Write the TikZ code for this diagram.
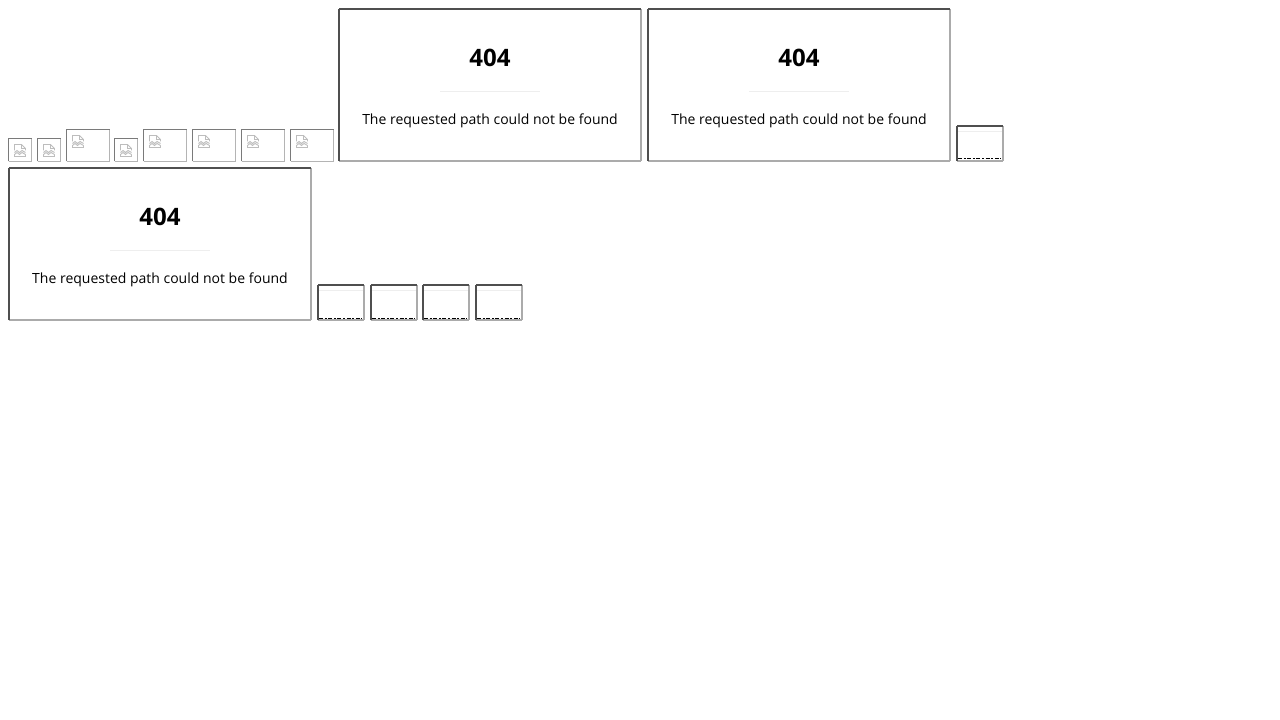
\documentclass[tikz,border=0pt]{standalone}
\usepackage{fontspec}
\setmainfont{Open Sans}
\usetikzlibrary{positioning,calc}
\definecolor{bevellight}{HTML}{ABABAB}
\definecolor{beveldark}{HTML}{4F4F4F}
\definecolor{imglight}{HTML}{B4B4B4}
\definecolor{imgdark}{HTML}{7A7A7A}
\definecolor{rulegray}{HTML}{EEEEEE}
\definecolor{icongray}{HTML}{BDBDBD}

\tikzset{
  bevel/.style n args={3}{
    outer sep=0pt,
    inner sep=0pt,
    append after command={
      \pgfextra{\let\boxname\tikzlastnode}
      (\boxname.south west) edge[draw=#2,line width=#1] (\boxname.south east)
      (\boxname.south east) edge[draw=#2,line width=#1] (\boxname.north east)
      (\boxname.south west) edge[draw=#3,line width=#1] (\boxname.north west)
      (\boxname.north west) edge[draw=#3,line width=#1] (\boxname.north east)
    }
  },
  frame/.style={
    bevel={1.5pt}{bevellight}{beveldark},
    minimum width=226.5pt,
    minimum height=114pt,
    anchor=north west
  },
  miniframe/.style={
    bevel={1.5pt}{bevellight}{beveldark},
    minimum width=34.5pt,
    minimum height=26.25pt,
    anchor=north west,
    append after command={
      \pgfextra{\let\mininame\tikzlastnode}
      ($(\mininame.north west)+(1,5.5)$) edge[draw=rulegray,line width=.75pt] ($(\mininame.north east)+(-1,5.5)$)
      ($(\mininame.south west)+(1,-2)$) edge[draw=black,line width=.75pt,dash pattern=on 3pt off 1.2pt on 1.5pt off 1.2pt] ($(\mininame.south east)+(-2,-2)$)
    }
  },
  imgsmall/.style={
    bevel={.75pt}{imglight}{imgdark},
    minimum width=17.25pt,
    minimum height=17.25pt,
    anchor=north west
  },
  imgwide/.style={
    bevel={.75pt}{imglight}{imgdark},
    minimum width=32.25pt,
    minimum height=24pt,
    anchor=north west
  },
  titletext/.style={font=\fontsize{18pt}{20pt}\selectfont\bfseries,text=black},
  bodytext/.style={font=\fontsize{10.5pt}{13pt}\selectfont,text=black},
  rulebar/.style={minimum width=75pt,minimum height=.75pt,inner sep=0pt,outer sep=0pt,fill=rulegray},
  brokenimg/.pic={
    \draw[icongray,line width=.7pt,line join=miter]
      (0.5,6.5) -- (0.5,0.5) -- (7.5,0.5) -- (11.5,4.5) -- (11.5,6.5)
      (7.5,0.5) -- (7.5,4.5) -- (11.5,4.5)
      (0.5,8.5) -- (3,6.5) -- (5.5,8.5) -- (8,6.5) -- (11.5,8.5)
      (0.5,10.5) -- (3,8.5) -- (5.5,10.5) -- (8,8.5) -- (11.5,10.5)
      (0.5,10.5) -- (0.5,12.5) -- (11.5,12.5) -- (11.5,10.5);
  }
}

\begin{document}
\begin{tikzpicture}[x=0.75pt,y=-0.75pt]
  \useasboundingbox (0,0) rectangle (1280,720);

  % BROKEN IMAGES
  \node [imgsmall] (imgone) at (8.5,138.5) {};
  \node [imgsmall] (imgtwo) at (37.5,138.5) {};
  \node [imgwide] (imgthree) at (66.5,129.5) {};
  \node [imgsmall] (imgfour) at (114.5,138.5) {};
  \node [imgwide] (imgfive) at (143.5,129.5) {};
  \node [imgwide] (imgsix) at (192.5,129.5) {};
  \node [imgwide] (imgseven) at (241.5,129.5) {};
  \node [imgwide] (imgeight) at (290.5,129.5) {};

  \pic at ($(imgone.north west)+(5.5,5.5)$) {brokenimg};
  \pic at ($(imgtwo.north west)+(5.5,5.5)$) {brokenimg};
  \pic at ($(imgthree.north west)+(5.5,5.5)$) {brokenimg};
  \pic at ($(imgfour.north west)+(5.5,5.5)$) {brokenimg};
  \pic at ($(imgfive.north west)+(5.5,5.5)$) {brokenimg};
  \pic at ($(imgsix.north west)+(5.5,5.5)$) {brokenimg};
  \pic at ($(imgseven.north west)+(5.5,5.5)$) {brokenimg};
  \pic at ($(imgeight.north west)+(5.5,5.5)$) {brokenimg};

  % 404 FRAMES
  \node [frame] (framea) at (339,9) {};
  \node [titletext, below=36.75pt of framea.north, anchor=center] (titlea) {404};
  \node [rulebar, below=25.1pt of titlea.center, anchor=center] (rulea) {};
  \node [bodytext, below=22.1pt of rulea.center, anchor=center] (bodya) {The requested path could not be found};

  \node [frame] (frameb) at (648,9) {};
  \node [titletext, below=36.75pt of frameb.north, anchor=center] (titleb) {404};
  \node [rulebar, below=25.1pt of titleb.center, anchor=center] (ruleb) {};
  \node [bodytext, below=22.1pt of ruleb.center, anchor=center] (bodyb) {The requested path could not be found};

  \node [frame] (framec) at (9,168) {};
  \node [titletext, below=36.75pt of framec.north, anchor=center] (titlec) {404};
  \node [rulebar, below=25.1pt of titlec.center, anchor=center] (rulec) {};
  \node [bodytext, below=22.1pt of rulec.center, anchor=center] (bodyc) {The requested path could not be found};

  % MINI FRAMES
  \node [miniframe] (minia) at (957,126) {};
  \node [miniframe] (minib) at (318,285) {};
  \node [miniframe] (minic) at (371,285) {};
  \node [miniframe] (minid) at (423,285) {};
  \node [miniframe] (minie) at (476,285) {};
\end{tikzpicture}
\end{document}
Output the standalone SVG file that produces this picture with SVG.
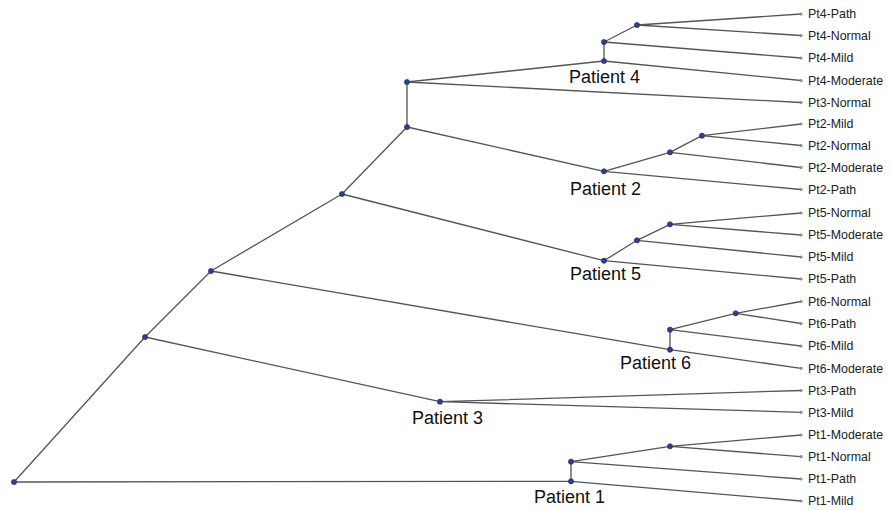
<svg xmlns="http://www.w3.org/2000/svg" width="891" height="510" viewBox="0 0 891 510">
<style>
.e{stroke:#555;stroke-width:1.3;fill:none}
.n{fill:#2f3f8f;stroke:#1f2a60;stroke-width:0.6}
.lf{fill:#8a8a8a}
.lt{font-family:"Liberation Sans",Arial,sans-serif;font-size:12.4px;fill:#222}
.pt{font-family:"Liberation Sans",Arial,sans-serif;font-size:18px;fill:#111}
</style>
<rect width="891" height="510" fill="#fff"/>
<g id="connectors">
<path class="e" d="M14,482L145,337M14,482L571,481.3"/>
<path class="e" d="M145,337L211,271M145,337L440,401.7"/>
<path class="e" d="M211,271L342,194M211,271L670,349.7"/>
<path class="e" d="M342,194L407,127M342,194L604,260.7"/>
<path class="e" d="M407,127L407,82M407,127L604,171.3"/>
<path class="e" d="M407,82L604,61M407,82L801,102.5"/>
<path class="e" d="M604,61L604,42M604,61L801,80.5"/>
<path class="e" d="M604,42L637,25M604,42L801,58"/>
<path class="e" d="M637,25L801,14M637,25L801,35.5"/>
<path class="e" d="M604,171.3L670,152.3M604,171.3L801,189.5"/>
<path class="e" d="M670,152.3L702,135.7M670,152.3L801,167.5"/>
<path class="e" d="M702,135.7L801,124M702,135.7L801,145.5"/>
<path class="e" d="M604,260.7L637,240.3M604,260.7L801,279"/>
<path class="e" d="M637,240.3L670,224.3M637,240.3L801,257"/>
<path class="e" d="M670,224.3L801,213M670,224.3L801,235"/>
<path class="e" d="M670,349.7L670,329.7M670,349.7L801,368.3"/>
<path class="e" d="M670,329.7L735.7,313.3M670,329.7L801,346"/>
<path class="e" d="M735.7,313.3L801,301.5M735.7,313.3L801,323.5"/>
<path class="e" d="M440,401.7L801,390.5M440,401.7L801,412.3"/>
<path class="e" d="M571,481.3L571,461.7M571,481.3L801,501"/>
<path class="e" d="M571,461.7L670,446.3M571,461.7L801,479"/>
<path class="e" d="M670,446.3L801,435M670,446.3L801,456.7"/>
</g>
<g id="root"><circle class="n" cx="14" cy="482" r="2.6"/></g>
<g id="nodeA"><circle class="n" cx="145" cy="337" r="2.6"/></g>
<g id="nodeB"><circle class="n" cx="211" cy="271" r="2.6"/></g>
<g id="nodeC"><circle class="n" cx="342" cy="194" r="2.6"/></g>
<g id="nodeD"><circle class="n" cx="407" cy="127" r="2.6"/></g>
<g id="nodeE"><circle class="n" cx="407" cy="82" r="2.6"/></g>
<g id="patient4"><circle class="n" cx="604" cy="61" r="2.6"/><text class="pt" x="569" y="83">Patient 4</text></g>
<g id="p4a"><circle class="n" cx="604" cy="42" r="2.6"/></g>
<g id="p4b"><circle class="n" cx="637" cy="25" r="2.6"/></g>
<g id="patient2"><circle class="n" cx="604" cy="171.3" r="2.6"/><text class="pt" x="570" y="195">Patient 2</text></g>
<g id="p2a"><circle class="n" cx="670" cy="152.3" r="2.6"/></g>
<g id="p2b"><circle class="n" cx="702" cy="135.7" r="2.6"/></g>
<g id="patient5"><circle class="n" cx="604" cy="260.7" r="2.6"/><text class="pt" x="570" y="280">Patient 5</text></g>
<g id="p5a"><circle class="n" cx="637" cy="240.3" r="2.6"/></g>
<g id="p5b"><circle class="n" cx="670" cy="224.3" r="2.6"/></g>
<g id="patient6"><circle class="n" cx="670" cy="349.7" r="2.6"/><text class="pt" x="620" y="369.3">Patient 6</text></g>
<g id="p6a"><circle class="n" cx="670" cy="329.7" r="2.6"/></g>
<g id="p6b"><circle class="n" cx="735.7" cy="313.3" r="2.6"/></g>
<g id="patient3"><circle class="n" cx="440" cy="401.7" r="2.6"/><text class="pt" x="412" y="424.3">Patient 3</text></g>
<g id="patient1"><circle class="n" cx="571" cy="481.3" r="2.6"/><text class="pt" x="534" y="503.3">Patient 1</text></g>
<g id="p1a"><circle class="n" cx="571" cy="461.7" r="2.6"/></g>
<g id="p1b"><circle class="n" cx="670" cy="446.3" r="2.6"/></g>
<g id="leaf-pt4-path"><circle class="lf" cx="801" cy="14" r="1.6"/><text class="lt" x="808" y="18.2">Pt4-Path</text></g>
<g id="leaf-pt4-normal"><circle class="lf" cx="801" cy="35.5" r="1.6"/><text class="lt" x="808" y="39.7">Pt4-Normal</text></g>
<g id="leaf-pt4-mild"><circle class="lf" cx="801" cy="58" r="1.6"/><text class="lt" x="808" y="62.2">Pt4-Mild</text></g>
<g id="leaf-pt4-moderate"><circle class="lf" cx="801" cy="80.5" r="1.6"/><text class="lt" x="808" y="84.7">Pt4-Moderate</text></g>
<g id="leaf-pt3-normal"><circle class="lf" cx="801" cy="102.5" r="1.6"/><text class="lt" x="808" y="106.7">Pt3-Normal</text></g>
<g id="leaf-pt2-mild"><circle class="lf" cx="801" cy="124" r="1.6"/><text class="lt" x="808" y="128.2">Pt2-Mild</text></g>
<g id="leaf-pt2-normal"><circle class="lf" cx="801" cy="145.5" r="1.6"/><text class="lt" x="808" y="149.7">Pt2-Normal</text></g>
<g id="leaf-pt2-moderate"><circle class="lf" cx="801" cy="167.5" r="1.6"/><text class="lt" x="808" y="171.7">Pt2-Moderate</text></g>
<g id="leaf-pt2-path"><circle class="lf" cx="801" cy="189.5" r="1.6"/><text class="lt" x="808" y="193.7">Pt2-Path</text></g>
<g id="leaf-pt5-normal"><circle class="lf" cx="801" cy="213" r="1.6"/><text class="lt" x="808" y="217.2">Pt5-Normal</text></g>
<g id="leaf-pt5-moderate"><circle class="lf" cx="801" cy="235" r="1.6"/><text class="lt" x="808" y="239.2">Pt5-Moderate</text></g>
<g id="leaf-pt5-mild"><circle class="lf" cx="801" cy="257" r="1.6"/><text class="lt" x="808" y="261.2">Pt5-Mild</text></g>
<g id="leaf-pt5-path"><circle class="lf" cx="801" cy="279" r="1.6"/><text class="lt" x="808" y="283.2">Pt5-Path</text></g>
<g id="leaf-pt6-normal"><circle class="lf" cx="801" cy="301.5" r="1.6"/><text class="lt" x="808" y="305.7">Pt6-Normal</text></g>
<g id="leaf-pt6-path"><circle class="lf" cx="801" cy="323.5" r="1.6"/><text class="lt" x="808" y="327.7">Pt6-Path</text></g>
<g id="leaf-pt6-mild"><circle class="lf" cx="801" cy="346" r="1.6"/><text class="lt" x="808" y="350.2">Pt6-Mild</text></g>
<g id="leaf-pt6-moderate"><circle class="lf" cx="801" cy="368.3" r="1.6"/><text class="lt" x="808" y="372.5">Pt6-Moderate</text></g>
<g id="leaf-pt3-path"><circle class="lf" cx="801" cy="390.5" r="1.6"/><text class="lt" x="808" y="394.7">Pt3-Path</text></g>
<g id="leaf-pt3-mild"><circle class="lf" cx="801" cy="412.3" r="1.6"/><text class="lt" x="808" y="416.5">Pt3-Mild</text></g>
<g id="leaf-pt1-moderate"><circle class="lf" cx="801" cy="435" r="1.6"/><text class="lt" x="808" y="439.2">Pt1-Moderate</text></g>
<g id="leaf-pt1-normal"><circle class="lf" cx="801" cy="456.7" r="1.6"/><text class="lt" x="808" y="460.9">Pt1-Normal</text></g>
<g id="leaf-pt1-path"><circle class="lf" cx="801" cy="479" r="1.6"/><text class="lt" x="808" y="483.2">Pt1-Path</text></g>
<g id="leaf-pt1-mild"><circle class="lf" cx="801" cy="501" r="1.6"/><text class="lt" x="808" y="505.2">Pt1-Mild</text></g>
</svg>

########################################

> _Task brief_:
How many lines of these entries contain "this"? Answer with the number and nothing else.

> _The response_:
2